**Available data**
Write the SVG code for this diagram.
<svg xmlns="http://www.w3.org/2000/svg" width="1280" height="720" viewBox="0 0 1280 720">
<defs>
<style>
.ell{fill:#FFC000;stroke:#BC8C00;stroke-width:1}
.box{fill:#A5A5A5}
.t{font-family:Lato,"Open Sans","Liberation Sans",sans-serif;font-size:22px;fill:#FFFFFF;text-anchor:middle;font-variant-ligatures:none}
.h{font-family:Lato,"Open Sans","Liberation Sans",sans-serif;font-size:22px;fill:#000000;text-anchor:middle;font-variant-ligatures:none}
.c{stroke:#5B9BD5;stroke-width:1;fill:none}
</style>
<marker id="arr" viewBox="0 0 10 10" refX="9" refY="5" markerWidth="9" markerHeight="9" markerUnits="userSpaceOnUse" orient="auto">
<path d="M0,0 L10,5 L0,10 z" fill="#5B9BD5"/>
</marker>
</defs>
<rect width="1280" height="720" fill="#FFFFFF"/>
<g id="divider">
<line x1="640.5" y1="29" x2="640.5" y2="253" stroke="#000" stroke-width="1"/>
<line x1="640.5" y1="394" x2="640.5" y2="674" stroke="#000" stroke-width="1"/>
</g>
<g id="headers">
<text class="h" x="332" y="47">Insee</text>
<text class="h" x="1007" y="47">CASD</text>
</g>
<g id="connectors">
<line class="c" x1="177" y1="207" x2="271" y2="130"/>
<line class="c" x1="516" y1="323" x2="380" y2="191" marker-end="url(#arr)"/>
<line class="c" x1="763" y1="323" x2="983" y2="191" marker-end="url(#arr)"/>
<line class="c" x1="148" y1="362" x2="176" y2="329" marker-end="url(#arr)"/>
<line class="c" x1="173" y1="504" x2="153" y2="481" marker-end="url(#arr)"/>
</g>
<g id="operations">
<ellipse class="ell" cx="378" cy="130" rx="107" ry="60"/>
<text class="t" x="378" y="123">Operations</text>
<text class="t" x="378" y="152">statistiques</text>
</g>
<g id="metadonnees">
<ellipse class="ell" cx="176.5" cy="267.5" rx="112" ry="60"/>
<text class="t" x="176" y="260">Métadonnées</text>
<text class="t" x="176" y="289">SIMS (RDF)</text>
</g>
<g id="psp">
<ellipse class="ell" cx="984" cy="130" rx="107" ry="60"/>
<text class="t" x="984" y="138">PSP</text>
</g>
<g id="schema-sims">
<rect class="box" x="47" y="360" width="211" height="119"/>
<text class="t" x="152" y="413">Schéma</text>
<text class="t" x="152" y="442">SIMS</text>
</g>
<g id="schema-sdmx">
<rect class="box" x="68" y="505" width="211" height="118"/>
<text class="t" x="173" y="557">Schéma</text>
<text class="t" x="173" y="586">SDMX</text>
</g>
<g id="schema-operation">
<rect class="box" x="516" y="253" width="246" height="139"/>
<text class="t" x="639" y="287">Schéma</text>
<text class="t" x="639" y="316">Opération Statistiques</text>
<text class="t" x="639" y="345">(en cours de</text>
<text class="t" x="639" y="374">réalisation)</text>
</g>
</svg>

==

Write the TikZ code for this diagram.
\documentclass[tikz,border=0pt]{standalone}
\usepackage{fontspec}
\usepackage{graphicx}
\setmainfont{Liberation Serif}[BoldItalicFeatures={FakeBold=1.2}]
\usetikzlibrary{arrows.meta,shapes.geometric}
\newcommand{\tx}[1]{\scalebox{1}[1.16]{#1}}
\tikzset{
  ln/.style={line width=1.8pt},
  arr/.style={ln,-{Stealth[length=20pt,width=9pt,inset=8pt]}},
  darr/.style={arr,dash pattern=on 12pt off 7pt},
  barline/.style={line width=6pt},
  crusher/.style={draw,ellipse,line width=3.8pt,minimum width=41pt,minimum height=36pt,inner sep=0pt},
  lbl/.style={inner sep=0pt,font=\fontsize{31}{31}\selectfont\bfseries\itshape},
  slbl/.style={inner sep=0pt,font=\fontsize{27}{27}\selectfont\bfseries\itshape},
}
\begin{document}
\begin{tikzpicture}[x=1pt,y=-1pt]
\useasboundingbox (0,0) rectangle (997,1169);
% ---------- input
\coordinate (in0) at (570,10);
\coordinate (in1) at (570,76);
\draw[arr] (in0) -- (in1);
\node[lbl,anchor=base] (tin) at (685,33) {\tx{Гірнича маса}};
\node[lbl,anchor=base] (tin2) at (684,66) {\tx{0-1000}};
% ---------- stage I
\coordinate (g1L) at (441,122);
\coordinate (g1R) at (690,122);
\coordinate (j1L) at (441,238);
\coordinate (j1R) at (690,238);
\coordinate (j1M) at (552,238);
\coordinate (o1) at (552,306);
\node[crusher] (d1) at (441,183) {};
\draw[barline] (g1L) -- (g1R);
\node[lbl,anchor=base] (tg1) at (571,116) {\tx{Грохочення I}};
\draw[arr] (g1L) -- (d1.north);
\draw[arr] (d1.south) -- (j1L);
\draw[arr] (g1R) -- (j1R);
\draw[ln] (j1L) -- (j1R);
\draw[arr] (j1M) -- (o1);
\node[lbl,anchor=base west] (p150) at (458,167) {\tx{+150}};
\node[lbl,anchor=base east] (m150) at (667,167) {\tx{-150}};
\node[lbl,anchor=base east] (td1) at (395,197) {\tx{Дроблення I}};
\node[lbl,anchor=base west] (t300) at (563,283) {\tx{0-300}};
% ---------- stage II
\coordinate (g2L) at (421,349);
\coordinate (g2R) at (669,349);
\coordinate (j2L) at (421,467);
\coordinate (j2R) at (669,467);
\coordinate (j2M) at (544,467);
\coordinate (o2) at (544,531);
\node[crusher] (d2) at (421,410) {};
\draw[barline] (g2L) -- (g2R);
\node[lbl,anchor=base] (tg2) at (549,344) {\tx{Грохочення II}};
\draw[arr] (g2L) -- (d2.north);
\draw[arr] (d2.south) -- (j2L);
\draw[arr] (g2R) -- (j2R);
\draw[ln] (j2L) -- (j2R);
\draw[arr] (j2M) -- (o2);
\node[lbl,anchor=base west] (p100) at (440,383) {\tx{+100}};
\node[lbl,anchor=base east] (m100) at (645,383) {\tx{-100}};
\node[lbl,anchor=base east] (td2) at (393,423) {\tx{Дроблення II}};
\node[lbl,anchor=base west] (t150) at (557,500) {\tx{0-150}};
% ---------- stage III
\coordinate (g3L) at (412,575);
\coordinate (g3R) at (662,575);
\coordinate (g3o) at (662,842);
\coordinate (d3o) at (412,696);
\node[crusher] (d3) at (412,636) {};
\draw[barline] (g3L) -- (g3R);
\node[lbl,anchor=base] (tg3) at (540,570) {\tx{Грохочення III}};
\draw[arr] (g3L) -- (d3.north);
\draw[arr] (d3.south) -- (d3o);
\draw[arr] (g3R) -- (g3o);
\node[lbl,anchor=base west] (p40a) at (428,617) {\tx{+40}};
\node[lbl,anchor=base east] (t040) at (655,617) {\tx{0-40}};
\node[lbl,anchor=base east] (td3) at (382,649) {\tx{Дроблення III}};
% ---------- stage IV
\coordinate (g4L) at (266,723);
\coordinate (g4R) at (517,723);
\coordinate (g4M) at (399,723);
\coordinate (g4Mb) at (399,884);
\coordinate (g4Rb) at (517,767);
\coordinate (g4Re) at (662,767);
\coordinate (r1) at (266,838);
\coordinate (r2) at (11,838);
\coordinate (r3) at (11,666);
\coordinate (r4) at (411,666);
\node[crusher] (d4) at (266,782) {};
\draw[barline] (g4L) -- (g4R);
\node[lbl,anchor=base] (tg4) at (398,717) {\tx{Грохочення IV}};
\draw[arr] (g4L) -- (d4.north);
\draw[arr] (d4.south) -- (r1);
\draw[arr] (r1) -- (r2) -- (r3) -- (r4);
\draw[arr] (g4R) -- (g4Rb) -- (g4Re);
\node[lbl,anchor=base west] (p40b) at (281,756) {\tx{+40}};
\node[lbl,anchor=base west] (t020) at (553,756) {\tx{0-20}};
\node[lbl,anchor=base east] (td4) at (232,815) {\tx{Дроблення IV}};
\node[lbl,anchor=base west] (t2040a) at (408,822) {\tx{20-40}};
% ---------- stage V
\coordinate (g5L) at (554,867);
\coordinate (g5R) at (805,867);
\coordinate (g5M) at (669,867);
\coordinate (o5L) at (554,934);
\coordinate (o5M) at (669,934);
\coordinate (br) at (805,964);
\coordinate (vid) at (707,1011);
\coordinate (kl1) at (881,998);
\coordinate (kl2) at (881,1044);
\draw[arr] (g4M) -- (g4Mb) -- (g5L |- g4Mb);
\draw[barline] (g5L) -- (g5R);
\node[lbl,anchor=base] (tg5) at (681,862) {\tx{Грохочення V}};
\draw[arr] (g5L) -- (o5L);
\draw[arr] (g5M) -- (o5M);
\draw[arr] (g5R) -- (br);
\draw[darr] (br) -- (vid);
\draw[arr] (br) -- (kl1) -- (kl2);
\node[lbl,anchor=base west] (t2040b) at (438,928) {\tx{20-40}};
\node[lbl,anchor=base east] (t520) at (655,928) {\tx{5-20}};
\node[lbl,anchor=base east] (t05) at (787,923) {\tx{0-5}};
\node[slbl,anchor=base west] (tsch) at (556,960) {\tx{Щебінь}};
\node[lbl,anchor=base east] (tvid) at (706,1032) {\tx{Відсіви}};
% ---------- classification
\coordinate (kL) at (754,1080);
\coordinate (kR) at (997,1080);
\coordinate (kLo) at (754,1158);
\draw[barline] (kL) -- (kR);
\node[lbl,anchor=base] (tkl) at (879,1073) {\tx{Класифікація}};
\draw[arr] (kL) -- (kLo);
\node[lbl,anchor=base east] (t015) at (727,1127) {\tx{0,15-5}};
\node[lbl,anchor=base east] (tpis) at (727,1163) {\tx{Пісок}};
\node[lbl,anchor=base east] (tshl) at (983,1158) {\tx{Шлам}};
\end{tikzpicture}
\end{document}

**Exercise requirements**
Tally up the lines in the records that contain the word "code" and give only the total.

**Worked solution**
2